== Goal ==
Repeat the full listing below verbatim and keep the images out.

+ + + +

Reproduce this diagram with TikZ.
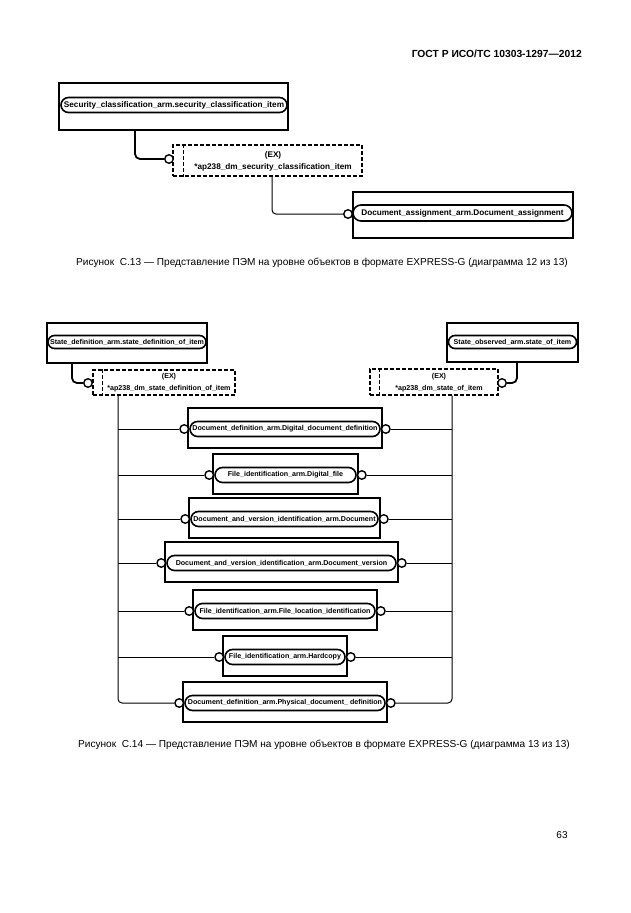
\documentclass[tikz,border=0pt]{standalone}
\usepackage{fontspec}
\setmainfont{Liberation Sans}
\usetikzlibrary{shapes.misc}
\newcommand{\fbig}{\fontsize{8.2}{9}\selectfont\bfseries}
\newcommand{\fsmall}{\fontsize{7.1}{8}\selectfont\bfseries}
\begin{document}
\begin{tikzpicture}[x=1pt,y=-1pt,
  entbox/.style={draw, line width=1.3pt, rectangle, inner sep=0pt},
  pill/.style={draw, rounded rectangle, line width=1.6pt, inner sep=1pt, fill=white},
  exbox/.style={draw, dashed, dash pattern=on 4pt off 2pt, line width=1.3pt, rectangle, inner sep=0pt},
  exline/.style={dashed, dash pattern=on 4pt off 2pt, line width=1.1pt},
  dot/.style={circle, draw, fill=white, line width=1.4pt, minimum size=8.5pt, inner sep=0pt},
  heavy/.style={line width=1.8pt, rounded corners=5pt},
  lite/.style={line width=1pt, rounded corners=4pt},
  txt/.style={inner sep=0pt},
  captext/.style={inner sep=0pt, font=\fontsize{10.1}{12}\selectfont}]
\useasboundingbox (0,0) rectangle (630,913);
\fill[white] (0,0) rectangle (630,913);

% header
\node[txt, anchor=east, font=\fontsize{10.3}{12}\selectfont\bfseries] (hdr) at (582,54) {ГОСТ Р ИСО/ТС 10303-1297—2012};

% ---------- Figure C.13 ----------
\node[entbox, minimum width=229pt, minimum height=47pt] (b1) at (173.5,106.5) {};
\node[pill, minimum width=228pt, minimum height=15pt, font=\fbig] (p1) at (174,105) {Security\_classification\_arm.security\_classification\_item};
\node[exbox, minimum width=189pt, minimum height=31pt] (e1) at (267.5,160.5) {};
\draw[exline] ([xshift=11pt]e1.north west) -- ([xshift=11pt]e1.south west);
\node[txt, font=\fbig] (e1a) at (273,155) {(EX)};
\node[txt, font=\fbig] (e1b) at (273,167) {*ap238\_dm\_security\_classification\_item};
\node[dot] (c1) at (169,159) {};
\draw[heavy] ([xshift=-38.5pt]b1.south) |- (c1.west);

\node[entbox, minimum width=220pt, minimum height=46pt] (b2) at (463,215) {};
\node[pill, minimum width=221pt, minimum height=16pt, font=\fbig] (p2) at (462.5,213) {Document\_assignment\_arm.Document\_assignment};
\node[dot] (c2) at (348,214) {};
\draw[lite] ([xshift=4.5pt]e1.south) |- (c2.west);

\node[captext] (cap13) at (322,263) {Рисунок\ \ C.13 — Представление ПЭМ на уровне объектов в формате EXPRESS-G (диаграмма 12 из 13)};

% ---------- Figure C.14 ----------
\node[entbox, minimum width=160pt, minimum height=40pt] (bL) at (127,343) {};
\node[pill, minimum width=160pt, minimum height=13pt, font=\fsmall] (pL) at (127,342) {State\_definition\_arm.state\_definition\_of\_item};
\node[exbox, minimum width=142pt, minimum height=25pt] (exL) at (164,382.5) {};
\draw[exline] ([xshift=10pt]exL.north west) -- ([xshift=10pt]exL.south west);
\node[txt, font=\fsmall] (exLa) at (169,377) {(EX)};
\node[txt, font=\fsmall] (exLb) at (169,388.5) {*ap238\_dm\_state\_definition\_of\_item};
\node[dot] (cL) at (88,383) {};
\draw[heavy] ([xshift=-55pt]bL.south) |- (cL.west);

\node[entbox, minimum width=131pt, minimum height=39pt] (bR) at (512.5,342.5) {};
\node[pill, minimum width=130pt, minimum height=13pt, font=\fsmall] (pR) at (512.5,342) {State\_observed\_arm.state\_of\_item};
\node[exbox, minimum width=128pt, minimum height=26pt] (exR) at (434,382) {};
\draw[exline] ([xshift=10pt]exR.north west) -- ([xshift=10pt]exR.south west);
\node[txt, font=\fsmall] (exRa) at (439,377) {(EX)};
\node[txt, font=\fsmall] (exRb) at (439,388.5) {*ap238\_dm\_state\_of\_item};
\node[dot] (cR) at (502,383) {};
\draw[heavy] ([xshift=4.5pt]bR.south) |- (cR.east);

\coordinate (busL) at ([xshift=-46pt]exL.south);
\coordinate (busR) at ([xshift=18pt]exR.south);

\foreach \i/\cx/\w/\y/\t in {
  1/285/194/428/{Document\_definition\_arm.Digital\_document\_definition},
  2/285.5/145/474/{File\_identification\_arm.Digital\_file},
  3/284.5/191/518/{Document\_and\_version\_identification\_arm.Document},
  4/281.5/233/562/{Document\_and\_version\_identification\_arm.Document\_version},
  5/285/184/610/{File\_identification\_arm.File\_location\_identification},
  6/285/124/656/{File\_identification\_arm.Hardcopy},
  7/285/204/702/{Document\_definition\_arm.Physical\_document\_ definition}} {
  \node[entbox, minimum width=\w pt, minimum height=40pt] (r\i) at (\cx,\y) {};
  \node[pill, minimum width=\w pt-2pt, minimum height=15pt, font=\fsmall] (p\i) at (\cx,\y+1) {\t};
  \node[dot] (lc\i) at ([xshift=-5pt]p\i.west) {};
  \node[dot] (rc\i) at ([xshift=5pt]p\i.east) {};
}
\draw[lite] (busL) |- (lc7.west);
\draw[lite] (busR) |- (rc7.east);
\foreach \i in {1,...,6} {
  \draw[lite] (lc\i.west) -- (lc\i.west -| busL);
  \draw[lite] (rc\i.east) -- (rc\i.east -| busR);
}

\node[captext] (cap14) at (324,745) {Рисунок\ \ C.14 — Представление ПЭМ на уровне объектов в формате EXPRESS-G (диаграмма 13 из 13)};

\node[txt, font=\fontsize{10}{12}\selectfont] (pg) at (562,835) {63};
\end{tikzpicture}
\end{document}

+ + + +

== Exercise answer ==
Reproduce this diagram with TikZ.
\documentclass[tikz,border=0pt]{standalone}
\usepackage{fontspec}
\setmainfont{Liberation Sans}
\usetikzlibrary{shapes.misc}
\newcommand{\fbig}{\fontsize{8.2}{9}\selectfont\bfseries}
\newcommand{\fsmall}{\fontsize{7.1}{8}\selectfont\bfseries}
\begin{document}
\begin{tikzpicture}[x=1pt,y=-1pt,
  entbox/.style={draw, line width=1.3pt, rectangle, inner sep=0pt},
  pill/.style={draw, rounded rectangle, line width=1.6pt, inner sep=1pt, fill=white},
  exbox/.style={draw, dashed, dash pattern=on 4pt off 2pt, line width=1.3pt, rectangle, inner sep=0pt},
  exline/.style={dashed, dash pattern=on 4pt off 2pt, line width=1.1pt},
  dot/.style={circle, draw, fill=white, line width=1.4pt, minimum size=8.5pt, inner sep=0pt},
  heavy/.style={line width=1.8pt, rounded corners=5pt},
  lite/.style={line width=1pt, rounded corners=4pt},
  txt/.style={inner sep=0pt},
  captext/.style={inner sep=0pt, font=\fontsize{10.1}{12}\selectfont}]
\useasboundingbox (0,0) rectangle (630,913);
\fill[white] (0,0) rectangle (630,913);

% header
\node[txt, anchor=east, font=\fontsize{10.3}{12}\selectfont\bfseries] (hdr) at (582,54) {ГОСТ Р ИСО/ТС 10303-1297—2012};

% ---------- Figure C.13 ----------
\node[entbox, minimum width=229pt, minimum height=47pt] (b1) at (173.5,106.5) {};
\node[pill, minimum width=228pt, minimum height=15pt, font=\fbig] (p1) at (174,105) {Security\_classification\_arm.security\_classification\_item};
\node[exbox, minimum width=189pt, minimum height=31pt] (e1) at (267.5,160.5) {};
\draw[exline] ([xshift=11pt]e1.north west) -- ([xshift=11pt]e1.south west);
\node[txt, font=\fbig] (e1a) at (273,155) {(EX)};
\node[txt, font=\fbig] (e1b) at (273,167) {*ap238\_dm\_security\_classification\_item};
\node[dot] (c1) at (169,159) {};
\draw[heavy] ([xshift=-38.5pt]b1.south) |- (c1.west);

\node[entbox, minimum width=220pt, minimum height=46pt] (b2) at (463,215) {};
\node[pill, minimum width=221pt, minimum height=16pt, font=\fbig] (p2) at (462.5,213) {Document\_assignment\_arm.Document\_assignment};
\node[dot] (c2) at (348,214) {};
\draw[lite] ([xshift=4.5pt]e1.south) |- (c2.west);

\node[captext] (cap13) at (322,263) {Рисунок\ \ C.13 — Представление ПЭМ на уровне объектов в формате EXPRESS-G (диаграмма 12 из 13)};

% ---------- Figure C.14 ----------
\node[entbox, minimum width=160pt, minimum height=40pt] (bL) at (127,343) {};
\node[pill, minimum width=160pt, minimum height=13pt, font=\fsmall] (pL) at (127,342) {State\_definition\_arm.state\_definition\_of\_item};
\node[exbox, minimum width=142pt, minimum height=25pt] (exL) at (164,382.5) {};
\draw[exline] ([xshift=10pt]exL.north west) -- ([xshift=10pt]exL.south west);
\node[txt, font=\fsmall] (exLa) at (169,377) {(EX)};
\node[txt, font=\fsmall] (exLb) at (169,388.5) {*ap238\_dm\_state\_definition\_of\_item};
\node[dot] (cL) at (88,383) {};
\draw[heavy] ([xshift=-55pt]bL.south) |- (cL.west);

\node[entbox, minimum width=131pt, minimum height=39pt] (bR) at (512.5,342.5) {};
\node[pill, minimum width=130pt, minimum height=13pt, font=\fsmall] (pR) at (512.5,342) {State\_observed\_arm.state\_of\_item};
\node[exbox, minimum width=128pt, minimum height=26pt] (exR) at (434,382) {};
\draw[exline] ([xshift=10pt]exR.north west) -- ([xshift=10pt]exR.south west);
\node[txt, font=\fsmall] (exRa) at (439,377) {(EX)};
\node[txt, font=\fsmall] (exRb) at (439,388.5) {*ap238\_dm\_state\_of\_item};
\node[dot] (cR) at (502,383) {};
\draw[heavy] ([xshift=4.5pt]bR.south) |- (cR.east);

\coordinate (busL) at ([xshift=-46pt]exL.south);
\coordinate (busR) at ([xshift=18pt]exR.south);

\foreach \i/\cx/\w/\y/\t in {
  1/285/194/428/{Document\_definition\_arm.Digital\_document\_definition},
  2/285.5/145/474/{File\_identification\_arm.Digital\_file},
  3/284.5/191/518/{Document\_and\_version\_identification\_arm.Document},
  4/281.5/233/562/{Document\_and\_version\_identification\_arm.Document\_version},
  5/285/184/610/{File\_identification\_arm.File\_location\_identification},
  6/285/124/656/{File\_identification\_arm.Hardcopy},
  7/285/204/702/{Document\_definition\_arm.Physical\_document\_ definition}} {
  \node[entbox, minimum width=\w pt, minimum height=40pt] (r\i) at (\cx,\y) {};
  \node[pill, minimum width=\w pt-2pt, minimum height=15pt, font=\fsmall] (p\i) at (\cx,\y+1) {\t};
  \node[dot] (lc\i) at ([xshift=-5pt]p\i.west) {};
  \node[dot] (rc\i) at ([xshift=5pt]p\i.east) {};
}
\draw[lite] (busL) |- (lc7.west);
\draw[lite] (busR) |- (rc7.east);
\foreach \i in {1,...,6} {
  \draw[lite] (lc\i.west) -- (lc\i.west -| busL);
  \draw[lite] (rc\i.east) -- (rc\i.east -| busR);
}

\node[captext] (cap14) at (324,745) {Рисунок\ \ C.14 — Представление ПЭМ на уровне объектов в формате EXPRESS-G (диаграмма 13 из 13)};

\node[txt, font=\fontsize{10}{12}\selectfont] (pg) at (562,835) {63};
\end{tikzpicture}
\end{document}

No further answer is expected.